Maybe that is why I have written them, maybe that is why i am willing to ignore it all and say that it all doesn't matter, and that one day I will be happy watching and handing my life, in electronic or paper form to the one who I truly want to understand me.

psyrien 07-02-2008 10:02 AM

Yes. I did give you a happier topic list for a reason. I didn't completely leave out the bad stuff, but I didn't want to give you a depressing tone for the whole thing. See, you would be bored or want gold and look at your drabble list for something to write about. You might have been in a wonderfully happy mood, but your drabble topic brings up something depressing that stirs up thoughts. It may not create the bad, depressed mood, but it would probably contribute to it.

...especially if this one lasts into winter. And I am not allowing you to write your own list during winter. I am writing them for you if you need new ones. xD

d2hiriyuu 07-02-2008 04:16 PM

wahh, someone understands me!!! But yeah, I am not sure how long this list will last, but it is probably for the better if I don't make my own lists at all. (falls into a corner and sleeps off the tiredness.)

if it wasn't for the psyrien list, I might have been started already, but I would like to start on a fresh page rather than just leaving it where it was.

So silly thing, there is a wall of leather items across the small rail for mark's bed. not my fault at all!!!

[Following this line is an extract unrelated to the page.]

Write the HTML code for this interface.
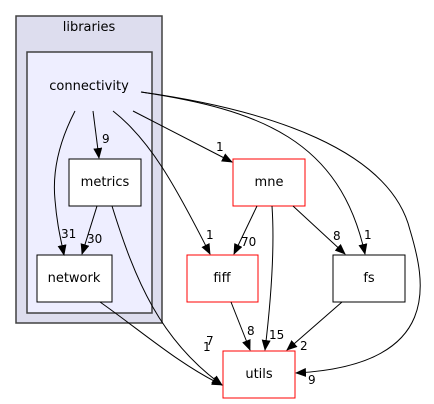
<!DOCTYPE html>
<html><head><meta charset="utf-8"><style>
html,body{margin:0;padding:0;background:#fff;}
svg{display:block;}
text{font-family:"DejaVu Sans","Liberation Sans",sans-serif;font-size:13px;fill:#000;}
text.e{font-size:12px;}
</style></head><body>
<svg width="434" height="404" viewBox="0 0 434 404" xmlns="http://www.w3.org/2000/svg">
<defs>
<marker id="a" markerWidth="11" markerHeight="9" refX="10" refY="4.5" orient="auto" markerUnits="userSpaceOnUse">
<path d="M0,0 L11,4.5 L0,9 z" fill="#000"/>
</marker>
</defs>
<rect x="16" y="16" width="146" height="307" fill="#ddddee" stroke="#404040" stroke-width="1.5"/>
<text x="89" y="31" text-anchor="middle">libraries</text>
<rect x="27" y="52" width="125" height="261" fill="#eeeeff" stroke="#404040" stroke-width="1.5"/>
<text x="89" y="90" text-anchor="middle">connectivity</text>

<rect x="69" y="159" width="72" height="47" fill="#fff" stroke="#000"/>
<text x="105" y="186" text-anchor="middle">metrics</text>
<rect x="37" y="255" width="75" height="47" fill="#fff" stroke="#000"/>
<text x="74" y="282" text-anchor="middle">network</text>
<rect x="233" y="159" width="72" height="47" fill="#fff" stroke="#ff0000"/>
<text x="269" y="186" text-anchor="middle">mne</text>
<rect x="187" y="255" width="71" height="47" fill="#fff" stroke="#ff0000"/>
<text x="222" y="282" text-anchor="middle">fiff</text>
<rect x="333" y="255" width="72" height="47" fill="#fff" stroke="#000"/>
<text x="369" y="282" text-anchor="middle">fs</text>
<rect x="223" y="351" width="72" height="47" fill="#fff" stroke="#ff0000"/>
<text x="259" y="378" text-anchor="middle">utils</text>

<g fill="none" stroke="#000" stroke-width="1" marker-end="url(#a)">
<path d="M75,111 C60,140 52,170 55,200 C57,225 61,240 64,255"/>
<path d="M93,111 L99,158"/>
<path d="M113,111 C150,140 175,185 210,254"/>
<path d="M133,111 L232,162"/>
<path d="M141,92 C260,110 340,140 365,254"/>
<path d="M141,92 C270,110 390,150 410,230 C425,280 445,365 296,373"/>
<path d="M97,206 L82,254"/>
<path d="M112,206 C135,280 160,340 222,385"/>
<path d="M100,302 C140,330 180,365 222,385"/>
<path d="M257,206 L234,254"/>
<path d="M272,206 C275,250 271,300 265,350"/>
<path d="M293,206 L345,254"/>
<path d="M231,302 L250,350"/>
<path d="M342,302 L287,350"/>
</g>
<text class="e" x="61" y="238">31</text>
<text class="e" x="102" y="143">9</text>
<text class="e" x="206" y="239">1</text>
<text class="e" x="216" y="151">1</text>
<text class="e" x="364" y="239">1</text>
<text class="e" x="308" y="384">9</text>
<text class="e" x="87" y="243">30</text>
<text class="e" x="206" y="345">7</text>
<text class="e" x="203" y="351">1</text>
<text class="e" x="241" y="246">70</text>
<text class="e" x="269" y="339">15</text>
<text class="e" x="333" y="240">8</text>
<text class="e" x="247" y="335">8</text>
<text class="e" x="300" y="350">2</text>
</svg>
</body></html>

d2hiriyuu 07-02-2008 09:55 PM

it dawns on me I am no where near the person i use to be, the person I was when I first wrote the list, as such it is probably for the best that I am not that way. Maybe it is jsut me, mayb e it is everything, but I see myself looking back, wondering what I was thinking when I made the list, how love sick was I for the wrong guy, how annoyed and angry was I, but maybe that is jsut who I have always been, even now, but I am not so angry anymore.